**Set exercise:**
Write out every line of the material as it stands, apart from the pictures.

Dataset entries
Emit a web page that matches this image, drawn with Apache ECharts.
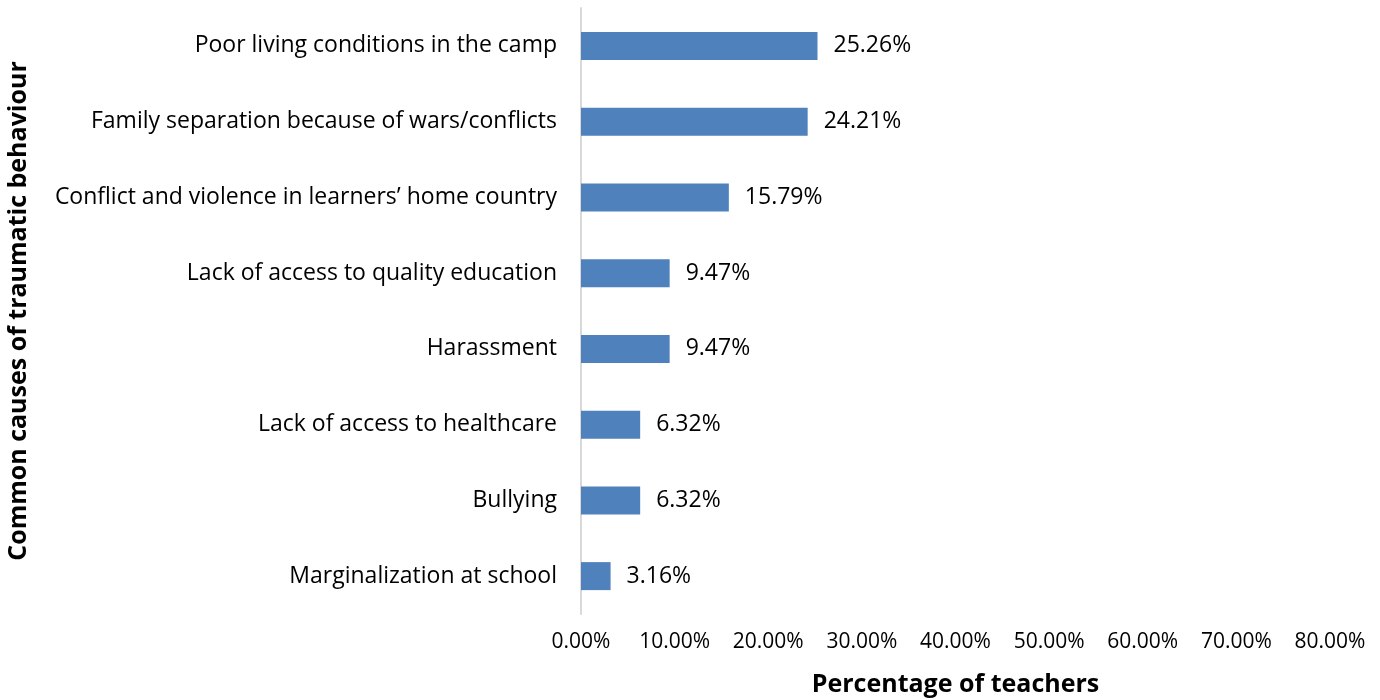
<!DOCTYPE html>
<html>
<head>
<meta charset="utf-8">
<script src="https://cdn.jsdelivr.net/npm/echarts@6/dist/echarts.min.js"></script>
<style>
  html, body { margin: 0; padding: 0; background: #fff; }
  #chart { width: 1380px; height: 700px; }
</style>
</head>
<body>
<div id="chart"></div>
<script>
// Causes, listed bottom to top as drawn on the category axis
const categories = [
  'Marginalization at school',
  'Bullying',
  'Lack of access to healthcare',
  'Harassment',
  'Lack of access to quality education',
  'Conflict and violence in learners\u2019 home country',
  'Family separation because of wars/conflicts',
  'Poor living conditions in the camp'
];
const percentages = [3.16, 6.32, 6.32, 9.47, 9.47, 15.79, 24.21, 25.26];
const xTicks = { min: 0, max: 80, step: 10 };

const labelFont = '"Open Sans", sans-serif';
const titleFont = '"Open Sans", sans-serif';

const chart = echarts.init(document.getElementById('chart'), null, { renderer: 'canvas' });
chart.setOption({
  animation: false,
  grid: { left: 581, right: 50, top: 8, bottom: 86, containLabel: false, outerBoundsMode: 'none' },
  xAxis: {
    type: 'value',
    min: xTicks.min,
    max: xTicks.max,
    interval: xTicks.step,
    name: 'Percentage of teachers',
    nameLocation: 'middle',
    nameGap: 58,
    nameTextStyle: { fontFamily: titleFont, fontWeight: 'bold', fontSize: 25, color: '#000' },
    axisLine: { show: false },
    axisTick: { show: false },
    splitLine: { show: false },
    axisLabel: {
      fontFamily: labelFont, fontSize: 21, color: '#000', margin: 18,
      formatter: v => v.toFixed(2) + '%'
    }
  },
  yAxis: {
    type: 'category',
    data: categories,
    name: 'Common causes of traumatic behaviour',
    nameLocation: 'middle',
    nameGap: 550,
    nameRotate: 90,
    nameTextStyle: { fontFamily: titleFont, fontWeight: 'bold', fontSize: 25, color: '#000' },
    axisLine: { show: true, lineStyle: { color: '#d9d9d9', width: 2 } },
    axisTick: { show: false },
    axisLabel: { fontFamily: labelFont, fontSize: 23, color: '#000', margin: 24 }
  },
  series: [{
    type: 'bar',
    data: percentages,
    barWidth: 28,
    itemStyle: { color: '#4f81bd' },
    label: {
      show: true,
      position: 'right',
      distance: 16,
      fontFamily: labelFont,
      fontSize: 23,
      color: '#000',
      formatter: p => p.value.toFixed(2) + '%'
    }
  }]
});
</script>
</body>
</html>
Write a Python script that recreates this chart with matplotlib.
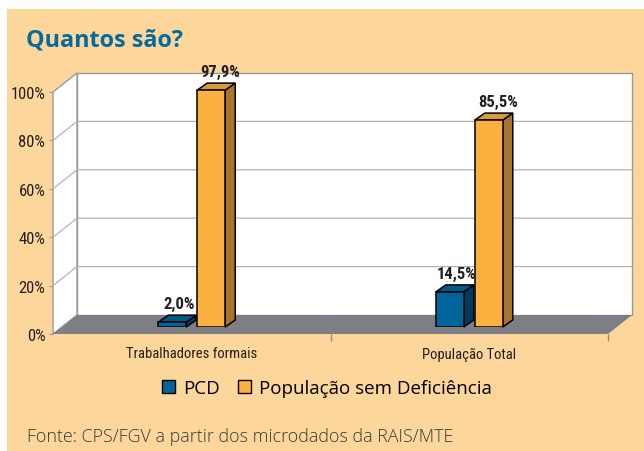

**Result of this task:**
Emit a web page that matches this image, drawn with Apache ECharts.
<!DOCTYPE html>
<html>
<head>
<meta charset="utf-8">
<script src="https://cdn.jsdelivr.net/npm/echarts@6/dist/echarts.min.js"></script>
<style>
  html, body { margin: 0; padding: 0; background: #fff; }
  #chart { width: 1380px; height: 700px; }
</style>
</head>
<body>
<div id="chart"></div>
<script>
// Causes, listed bottom to top as drawn on the category axis
const categories = [
  'Marginalization at school',
  'Bullying',
  'Lack of access to healthcare',
  'Harassment',
  'Lack of access to quality education',
  'Conflict and violence in learners\u2019 home country',
  'Family separation because of wars/conflicts',
  'Poor living conditions in the camp'
];
const percentages = [3.16, 6.32, 6.32, 9.47, 9.47, 15.79, 24.21, 25.26];
const xTicks = { min: 0, max: 80, step: 10 };

const labelFont = '"Open Sans", sans-serif';
const titleFont = '"Open Sans", sans-serif';

const chart = echarts.init(document.getElementById('chart'), null, { renderer: 'canvas' });
chart.setOption({
  animation: false,
  grid: { left: 581, right: 50, top: 8, bottom: 86, containLabel: false, outerBoundsMode: 'none' },
  xAxis: {
    type: 'value',
    min: xTicks.min,
    max: xTicks.max,
    interval: xTicks.step,
    name: 'Percentage of teachers',
    nameLocation: 'middle',
    nameGap: 58,
    nameTextStyle: { fontFamily: titleFont, fontWeight: 'bold', fontSize: 25, color: '#000' },
    axisLine: { show: false },
    axisTick: { show: false },
    splitLine: { show: false },
    axisLabel: {
      fontFamily: labelFont, fontSize: 21, color: '#000', margin: 18,
      formatter: v => v.toFixed(2) + '%'
    }
  },
  yAxis: {
    type: 'category',
    data: categories,
    name: 'Common causes of traumatic behaviour',
    nameLocation: 'middle',
    nameGap: 550,
    nameRotate: 90,
    nameTextStyle: { fontFamily: titleFont, fontWeight: 'bold', fontSize: 25, color: '#000' },
    axisLine: { show: true, lineStyle: { color: '#d9d9d9', width: 2 } },
    axisTick: { show: false },
    axisLabel: { fontFamily: labelFont, fontSize: 23, color: '#000', margin: 24 }
  },
  series: [{
    type: 'bar',
    data: percentages,
    barWidth: 28,
    itemStyle: { color: '#4f81bd' },
    label: {
      show: true,
      position: 'right',
      distance: 16,
      fontFamily: labelFont,
      fontSize: 23,
      color: '#000',
      formatter: p => p.value.toFixed(2) + '%'
    }
  }]
});
</script>
</body>
</html>
Write a Python script that recreates this chart with matplotlib.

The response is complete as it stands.